Yes, I have been quiet.
I sincerely do regret that, I have always appreciated your contributions. I hope you will continue to participate more regularly.
OnePotato wrote:You have listed a series of imagery interpretations and evaluations for 22 trumps.
That interests me.
No, you did not use the phrase "only a game" here. I apologize for the misleading quotation marks.
Earlier, in response to Lorredan, you said:
"...They are what they are. They were used for playing a game, and they had Christian images on them. I don't see any way around that.... ....(several lines snipped).... ...I think the obvious allegories are the more appealing, without the need to have a secondary layer to them."
So, with your latest clarification to "primarily", I can rephrase my question as:
Can you suggest a reason why all of this information you have listed would have been "used primarily as a game"?
Can you suggest a reason why this particular information would be employed in an invention with the primary purpose of playing a game?
Not really.
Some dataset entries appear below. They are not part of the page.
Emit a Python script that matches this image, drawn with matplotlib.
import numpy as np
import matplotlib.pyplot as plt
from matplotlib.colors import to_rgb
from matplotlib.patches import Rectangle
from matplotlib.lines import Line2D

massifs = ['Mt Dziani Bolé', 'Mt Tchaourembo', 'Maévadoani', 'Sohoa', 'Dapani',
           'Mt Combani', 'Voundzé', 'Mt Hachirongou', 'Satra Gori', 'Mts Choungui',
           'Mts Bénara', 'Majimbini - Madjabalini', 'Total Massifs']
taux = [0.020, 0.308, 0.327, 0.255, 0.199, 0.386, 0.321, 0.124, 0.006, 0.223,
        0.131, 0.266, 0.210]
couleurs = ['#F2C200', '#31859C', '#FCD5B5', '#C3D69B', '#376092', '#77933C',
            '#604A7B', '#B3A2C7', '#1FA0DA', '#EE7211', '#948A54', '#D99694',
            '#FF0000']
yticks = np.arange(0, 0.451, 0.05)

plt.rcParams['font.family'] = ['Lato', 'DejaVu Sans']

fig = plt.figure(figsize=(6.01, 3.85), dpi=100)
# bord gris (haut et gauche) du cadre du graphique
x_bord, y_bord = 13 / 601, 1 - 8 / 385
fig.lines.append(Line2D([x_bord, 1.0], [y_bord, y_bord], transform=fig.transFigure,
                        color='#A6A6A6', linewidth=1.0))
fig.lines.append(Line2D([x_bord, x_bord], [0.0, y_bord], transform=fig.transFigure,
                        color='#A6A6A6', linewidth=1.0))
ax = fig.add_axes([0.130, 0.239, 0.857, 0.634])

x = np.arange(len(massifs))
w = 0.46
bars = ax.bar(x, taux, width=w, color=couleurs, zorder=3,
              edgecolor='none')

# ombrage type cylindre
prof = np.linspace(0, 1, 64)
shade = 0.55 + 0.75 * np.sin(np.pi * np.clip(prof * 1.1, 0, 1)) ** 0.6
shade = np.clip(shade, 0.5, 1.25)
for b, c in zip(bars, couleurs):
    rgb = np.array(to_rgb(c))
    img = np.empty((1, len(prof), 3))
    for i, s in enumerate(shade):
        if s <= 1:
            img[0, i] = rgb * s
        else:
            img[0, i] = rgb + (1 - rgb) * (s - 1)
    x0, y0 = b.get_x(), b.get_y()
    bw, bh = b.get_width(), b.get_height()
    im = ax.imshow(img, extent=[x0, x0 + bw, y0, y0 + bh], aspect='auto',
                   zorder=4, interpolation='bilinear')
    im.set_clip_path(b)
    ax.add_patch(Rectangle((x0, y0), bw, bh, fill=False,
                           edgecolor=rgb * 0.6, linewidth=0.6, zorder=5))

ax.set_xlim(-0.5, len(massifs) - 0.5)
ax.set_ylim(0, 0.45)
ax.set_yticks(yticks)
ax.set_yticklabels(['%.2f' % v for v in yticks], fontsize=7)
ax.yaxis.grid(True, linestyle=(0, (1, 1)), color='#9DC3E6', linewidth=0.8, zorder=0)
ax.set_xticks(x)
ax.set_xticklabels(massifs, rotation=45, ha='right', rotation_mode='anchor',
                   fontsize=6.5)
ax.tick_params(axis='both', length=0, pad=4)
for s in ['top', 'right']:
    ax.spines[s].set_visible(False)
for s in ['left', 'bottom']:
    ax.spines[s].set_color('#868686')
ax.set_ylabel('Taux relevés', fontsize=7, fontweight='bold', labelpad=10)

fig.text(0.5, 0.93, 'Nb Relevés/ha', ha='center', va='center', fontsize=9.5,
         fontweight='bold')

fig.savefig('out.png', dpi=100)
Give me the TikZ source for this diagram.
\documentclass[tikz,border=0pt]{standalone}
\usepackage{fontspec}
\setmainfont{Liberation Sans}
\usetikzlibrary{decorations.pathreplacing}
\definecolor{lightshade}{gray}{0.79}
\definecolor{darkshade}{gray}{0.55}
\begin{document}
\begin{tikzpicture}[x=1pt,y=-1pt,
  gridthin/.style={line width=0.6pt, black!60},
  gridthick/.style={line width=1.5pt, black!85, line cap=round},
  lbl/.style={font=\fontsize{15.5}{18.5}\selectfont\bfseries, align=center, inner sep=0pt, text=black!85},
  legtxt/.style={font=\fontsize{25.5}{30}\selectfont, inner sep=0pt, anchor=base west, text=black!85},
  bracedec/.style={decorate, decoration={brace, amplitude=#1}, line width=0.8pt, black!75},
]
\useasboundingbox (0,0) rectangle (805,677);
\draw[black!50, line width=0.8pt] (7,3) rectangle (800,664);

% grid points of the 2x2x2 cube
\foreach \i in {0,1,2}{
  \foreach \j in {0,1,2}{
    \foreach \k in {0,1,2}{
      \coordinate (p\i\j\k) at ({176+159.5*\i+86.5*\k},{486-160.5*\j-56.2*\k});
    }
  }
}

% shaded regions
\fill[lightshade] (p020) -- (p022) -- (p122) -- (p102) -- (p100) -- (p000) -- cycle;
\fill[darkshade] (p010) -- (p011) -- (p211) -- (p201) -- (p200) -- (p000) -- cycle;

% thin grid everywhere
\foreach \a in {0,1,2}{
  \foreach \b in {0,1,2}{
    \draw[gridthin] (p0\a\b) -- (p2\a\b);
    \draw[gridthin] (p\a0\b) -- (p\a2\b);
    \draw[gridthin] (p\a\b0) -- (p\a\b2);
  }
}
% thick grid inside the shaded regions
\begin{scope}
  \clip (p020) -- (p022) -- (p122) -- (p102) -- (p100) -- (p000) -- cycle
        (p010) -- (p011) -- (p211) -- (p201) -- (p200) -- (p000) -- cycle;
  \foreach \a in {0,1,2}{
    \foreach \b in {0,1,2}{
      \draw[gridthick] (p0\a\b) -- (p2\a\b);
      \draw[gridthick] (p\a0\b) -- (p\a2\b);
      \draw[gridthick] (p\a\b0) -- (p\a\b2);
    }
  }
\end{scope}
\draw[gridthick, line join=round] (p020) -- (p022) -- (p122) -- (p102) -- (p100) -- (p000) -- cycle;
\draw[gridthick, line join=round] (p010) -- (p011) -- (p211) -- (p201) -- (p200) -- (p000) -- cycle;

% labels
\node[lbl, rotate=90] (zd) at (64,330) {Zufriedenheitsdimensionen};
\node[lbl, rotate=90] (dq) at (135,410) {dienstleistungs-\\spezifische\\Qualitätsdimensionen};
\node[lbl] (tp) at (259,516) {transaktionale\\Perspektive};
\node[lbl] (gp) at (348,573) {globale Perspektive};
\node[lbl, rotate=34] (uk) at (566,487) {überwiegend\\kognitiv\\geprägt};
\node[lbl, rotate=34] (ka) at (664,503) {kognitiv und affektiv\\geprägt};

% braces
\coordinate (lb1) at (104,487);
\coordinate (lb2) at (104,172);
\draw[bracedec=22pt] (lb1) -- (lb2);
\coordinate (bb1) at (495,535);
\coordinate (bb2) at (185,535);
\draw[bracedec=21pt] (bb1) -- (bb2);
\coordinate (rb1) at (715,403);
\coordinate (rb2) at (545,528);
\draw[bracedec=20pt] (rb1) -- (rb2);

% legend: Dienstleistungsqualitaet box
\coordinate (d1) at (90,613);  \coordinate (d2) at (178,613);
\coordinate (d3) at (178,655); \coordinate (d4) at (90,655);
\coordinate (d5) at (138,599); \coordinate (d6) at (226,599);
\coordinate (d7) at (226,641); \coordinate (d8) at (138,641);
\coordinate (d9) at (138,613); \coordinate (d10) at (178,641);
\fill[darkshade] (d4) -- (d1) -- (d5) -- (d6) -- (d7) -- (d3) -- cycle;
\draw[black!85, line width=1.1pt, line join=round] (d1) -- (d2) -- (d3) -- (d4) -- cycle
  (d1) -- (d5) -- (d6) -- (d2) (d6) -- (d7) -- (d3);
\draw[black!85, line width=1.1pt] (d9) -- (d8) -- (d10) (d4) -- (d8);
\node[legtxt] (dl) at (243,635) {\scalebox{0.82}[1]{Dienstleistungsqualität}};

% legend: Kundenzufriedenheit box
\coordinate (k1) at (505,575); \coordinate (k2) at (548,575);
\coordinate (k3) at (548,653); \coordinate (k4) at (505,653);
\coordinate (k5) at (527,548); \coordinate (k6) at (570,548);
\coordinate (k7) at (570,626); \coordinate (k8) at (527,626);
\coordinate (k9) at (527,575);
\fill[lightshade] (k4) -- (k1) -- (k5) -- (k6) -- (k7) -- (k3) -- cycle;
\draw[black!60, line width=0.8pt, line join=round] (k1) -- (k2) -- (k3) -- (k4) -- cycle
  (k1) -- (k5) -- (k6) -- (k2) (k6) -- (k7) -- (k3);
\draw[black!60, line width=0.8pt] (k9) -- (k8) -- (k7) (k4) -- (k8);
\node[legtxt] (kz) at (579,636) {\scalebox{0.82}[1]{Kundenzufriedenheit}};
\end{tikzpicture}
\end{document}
I tend to focus on the things that are there rather than trying to imagine why they are there. I think I'm rather a "show me" person, which is why I like visual examples, and tend to focus on the actual cards rather than the details that many others in this research enjoy.
We know these were cards used in a game. My point with the list, and my earlier response to Lorredan, was really to show that on one hand, I find most of the cards to be fairly typical of the type we might expect from the period, and on the other, there were exceptions to that I acknowledged didn't seem to fit so easily into it that paradigm. i don't find anything unusual about cards like the Pope, Love, Death, Time, Judgement, and the World (especially if seen as representing God or Christ). The Virtues too seem right in place. We can see the Hanged Man as being very much a characteristic of that time and place. But I tried to point out that other cards like the Popess, Empress, Magician, Tower, and maybe a few others, seem a bit out of place when compared to the rest of the cards in the trumps, but not necessarily strange in their depictions of the subjects.
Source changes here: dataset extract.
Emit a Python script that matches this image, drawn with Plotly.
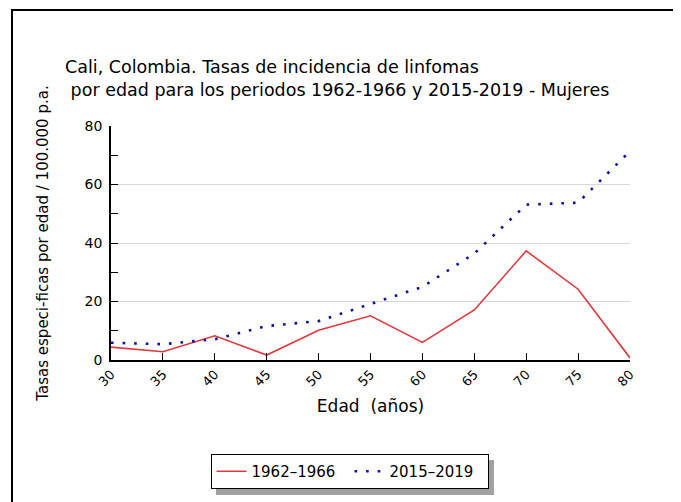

I ask you because as I read it, the thread appears to be about straightforward Christian imagery being interpreted (by Lorredan) as not actually being straight Christian imagery, but game-related Christian imagery, that only looks like straight Christian imagery. While you, and I presume others here, often appear to practically insist, (or at the very least strongly imply,) that an allegory is just an allegory, and that's it. Period. And, as you say above, you don't see the "need to have a secondary layer."
Well the thread is certainly changing and evolving while it goes along. The original question was what card was it and can the tarot be shown to show Christian imagery of Christ or God before the 16th century, and it was stated rather as a challenge. I tried to answer that challenge, because I believe it can.
I've not yet been shown what "game-related Christian imagery" is, or if I have, I've misunderstood. It seemed rather a statement than any particular examples. I'm still somewhat puzzled by why the tarot is supposedly not Christian, but game-related Christian, but I suppose I'm repeating myself as I covered that in the list.
I'm not sure I insist on too much in tarot. If anything, I'm skeptical of nearly everything. I've not accepted Michael Hurst's theory, Ross' theory, Huck's theory, or anyone else's for that matter, and I don't have one of my own. I think my method of trying to understand the history of the tarot is ridiculously pragmatic and unimaginative: I just look at what's on the cards and compare them to each other and the art that was there at the time. My years of looking at these things has resulted in some ideas that I do embrace, but almost all of them are very much up for change to reflect new information. I think of myself as still a Tarot Agnostic, looking for the answer, but not really buying into what I see out there most of the time and not really having an answer of my own. With the Tarot de Marseille, I see the image of Judgement, and I see the iconography on the World, and yeah, I think it looks very much like the other art of the period. Is there a non-Christian or "game-related Christian" interpretation of Judgement that I should consider?
OnePotato wrote:So, the way I see it, perhaps the question here is not a matter of "need" for a secondary layer, but rather, how literal does one think these people were, as opposed to our current culture, that one should presume there are no secondary layers of intention in these designs that they produced?
Sorry if you thought I had a more complex secret agenda.
If the secondary layer can be presented in a convincing manner, I'd applaud it. I'm skeptical because so many of these secondary layers seem like forced attachments rather than actual integral pieces. I have no "Christian" axe to grind, I really don't. Surely, it was a game, and it was a Christian environment that it developed in, So I'll look forward to seeing how well a game-related Christianity fits into this.
As for secret agendas, I only hoped for a plain expression of what you were hoping to discuss, as I wasn't sure. I apologise if it seemed I was accusing you of underhandedness.